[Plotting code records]
— Begin —
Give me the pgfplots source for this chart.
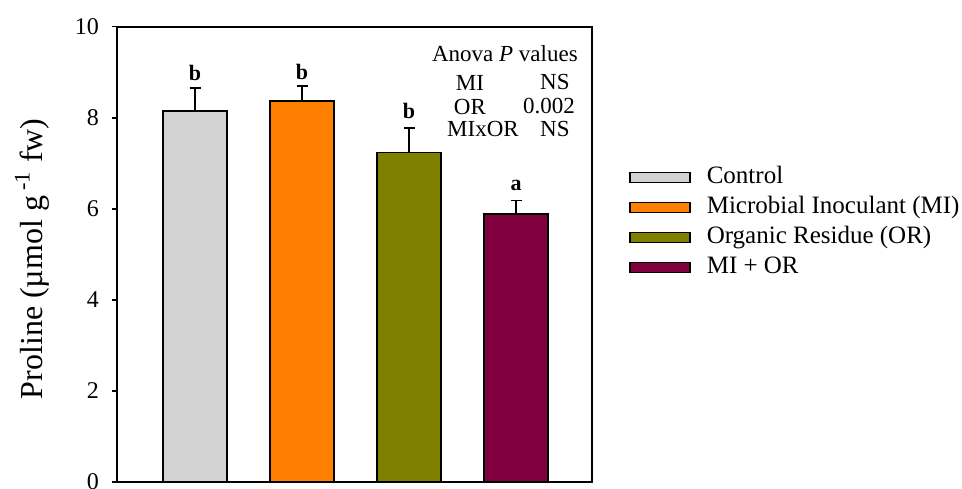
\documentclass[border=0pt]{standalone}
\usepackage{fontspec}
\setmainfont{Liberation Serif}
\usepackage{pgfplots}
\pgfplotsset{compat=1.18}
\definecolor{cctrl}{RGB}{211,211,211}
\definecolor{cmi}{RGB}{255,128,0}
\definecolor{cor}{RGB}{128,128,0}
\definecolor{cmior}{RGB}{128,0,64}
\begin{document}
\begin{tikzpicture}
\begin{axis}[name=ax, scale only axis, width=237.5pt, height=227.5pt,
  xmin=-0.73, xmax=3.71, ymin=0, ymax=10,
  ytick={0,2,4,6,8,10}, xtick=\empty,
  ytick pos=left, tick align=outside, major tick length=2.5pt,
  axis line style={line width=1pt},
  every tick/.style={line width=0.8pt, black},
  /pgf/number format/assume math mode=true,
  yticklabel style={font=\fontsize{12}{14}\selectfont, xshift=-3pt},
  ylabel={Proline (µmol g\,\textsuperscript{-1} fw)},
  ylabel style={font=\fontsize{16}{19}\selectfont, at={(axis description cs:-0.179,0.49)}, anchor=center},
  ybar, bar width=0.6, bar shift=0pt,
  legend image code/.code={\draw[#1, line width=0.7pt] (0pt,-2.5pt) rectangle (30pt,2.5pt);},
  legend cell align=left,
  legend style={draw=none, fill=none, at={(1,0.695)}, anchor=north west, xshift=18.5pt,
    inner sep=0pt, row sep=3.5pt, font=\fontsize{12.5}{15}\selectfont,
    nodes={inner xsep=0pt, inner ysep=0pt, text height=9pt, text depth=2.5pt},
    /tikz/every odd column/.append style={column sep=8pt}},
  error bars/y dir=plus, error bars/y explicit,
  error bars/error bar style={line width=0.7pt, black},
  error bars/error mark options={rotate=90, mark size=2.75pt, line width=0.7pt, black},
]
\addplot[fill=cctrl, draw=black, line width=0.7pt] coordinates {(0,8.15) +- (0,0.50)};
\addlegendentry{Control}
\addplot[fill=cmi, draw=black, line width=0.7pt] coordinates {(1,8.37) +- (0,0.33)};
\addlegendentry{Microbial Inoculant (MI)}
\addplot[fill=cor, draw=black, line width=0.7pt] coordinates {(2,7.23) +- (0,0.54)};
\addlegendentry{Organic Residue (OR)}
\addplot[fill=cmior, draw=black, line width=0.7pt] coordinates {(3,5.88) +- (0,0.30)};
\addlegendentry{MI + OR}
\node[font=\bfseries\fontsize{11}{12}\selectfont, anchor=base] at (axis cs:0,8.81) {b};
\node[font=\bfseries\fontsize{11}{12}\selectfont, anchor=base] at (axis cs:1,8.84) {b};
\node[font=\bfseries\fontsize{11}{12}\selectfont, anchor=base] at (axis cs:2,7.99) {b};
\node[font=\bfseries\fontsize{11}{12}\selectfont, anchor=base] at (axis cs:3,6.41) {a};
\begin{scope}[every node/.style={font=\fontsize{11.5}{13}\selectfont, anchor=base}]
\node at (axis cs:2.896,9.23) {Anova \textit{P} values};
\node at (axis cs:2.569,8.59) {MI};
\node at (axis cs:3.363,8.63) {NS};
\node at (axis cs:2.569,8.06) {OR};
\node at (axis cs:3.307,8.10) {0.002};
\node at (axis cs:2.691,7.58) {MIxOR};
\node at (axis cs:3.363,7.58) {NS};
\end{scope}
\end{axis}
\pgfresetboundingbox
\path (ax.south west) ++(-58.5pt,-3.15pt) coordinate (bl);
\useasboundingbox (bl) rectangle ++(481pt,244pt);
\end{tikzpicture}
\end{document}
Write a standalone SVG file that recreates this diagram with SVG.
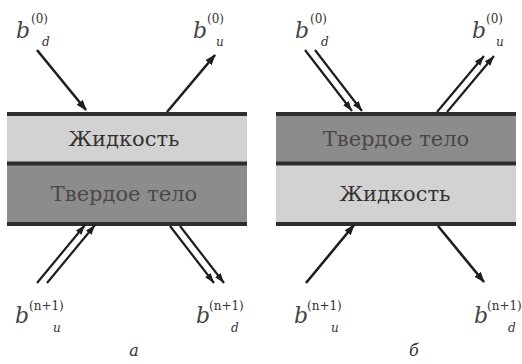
— End —
* [Given instruction] Without including any pictures, reproduce the listing exactly.

* [Answer]
Give me the pgfplots source for this chart.
\documentclass[border=0pt]{standalone}
\usepackage{fontspec}
\setmainfont{Liberation Serif}
\usepackage{pgfplots}
\pgfplotsset{compat=1.18}
\definecolor{cctrl}{RGB}{211,211,211}
\definecolor{cmi}{RGB}{255,128,0}
\definecolor{cor}{RGB}{128,128,0}
\definecolor{cmior}{RGB}{128,0,64}
\begin{document}
\begin{tikzpicture}
\begin{axis}[name=ax, scale only axis, width=237.5pt, height=227.5pt,
  xmin=-0.73, xmax=3.71, ymin=0, ymax=10,
  ytick={0,2,4,6,8,10}, xtick=\empty,
  ytick pos=left, tick align=outside, major tick length=2.5pt,
  axis line style={line width=1pt},
  every tick/.style={line width=0.8pt, black},
  /pgf/number format/assume math mode=true,
  yticklabel style={font=\fontsize{12}{14}\selectfont, xshift=-3pt},
  ylabel={Proline (µmol g\,\textsuperscript{-1} fw)},
  ylabel style={font=\fontsize{16}{19}\selectfont, at={(axis description cs:-0.179,0.49)}, anchor=center},
  ybar, bar width=0.6, bar shift=0pt,
  legend image code/.code={\draw[#1, line width=0.7pt] (0pt,-2.5pt) rectangle (30pt,2.5pt);},
  legend cell align=left,
  legend style={draw=none, fill=none, at={(1,0.695)}, anchor=north west, xshift=18.5pt,
    inner sep=0pt, row sep=3.5pt, font=\fontsize{12.5}{15}\selectfont,
    nodes={inner xsep=0pt, inner ysep=0pt, text height=9pt, text depth=2.5pt},
    /tikz/every odd column/.append style={column sep=8pt}},
  error bars/y dir=plus, error bars/y explicit,
  error bars/error bar style={line width=0.7pt, black},
  error bars/error mark options={rotate=90, mark size=2.75pt, line width=0.7pt, black},
]
\addplot[fill=cctrl, draw=black, line width=0.7pt] coordinates {(0,8.15) +- (0,0.50)};
\addlegendentry{Control}
\addplot[fill=cmi, draw=black, line width=0.7pt] coordinates {(1,8.37) +- (0,0.33)};
\addlegendentry{Microbial Inoculant (MI)}
\addplot[fill=cor, draw=black, line width=0.7pt] coordinates {(2,7.23) +- (0,0.54)};
\addlegendentry{Organic Residue (OR)}
\addplot[fill=cmior, draw=black, line width=0.7pt] coordinates {(3,5.88) +- (0,0.30)};
\addlegendentry{MI + OR}
\node[font=\bfseries\fontsize{11}{12}\selectfont, anchor=base] at (axis cs:0,8.81) {b};
\node[font=\bfseries\fontsize{11}{12}\selectfont, anchor=base] at (axis cs:1,8.84) {b};
\node[font=\bfseries\fontsize{11}{12}\selectfont, anchor=base] at (axis cs:2,7.99) {b};
\node[font=\bfseries\fontsize{11}{12}\selectfont, anchor=base] at (axis cs:3,6.41) {a};
\begin{scope}[every node/.style={font=\fontsize{11.5}{13}\selectfont, anchor=base}]
\node at (axis cs:2.896,9.23) {Anova \textit{P} values};
\node at (axis cs:2.569,8.59) {MI};
\node at (axis cs:3.363,8.63) {NS};
\node at (axis cs:2.569,8.06) {OR};
\node at (axis cs:3.307,8.10) {0.002};
\node at (axis cs:2.691,7.58) {MIxOR};
\node at (axis cs:3.363,7.58) {NS};
\end{scope}
\end{axis}
\pgfresetboundingbox
\path (ax.south west) ++(-58.5pt,-3.15pt) coordinate (bl);
\useasboundingbox (bl) rectangle ++(481pt,244pt);
\end{tikzpicture}
\end{document}
Write a standalone SVG file that recreates this diagram with SVG.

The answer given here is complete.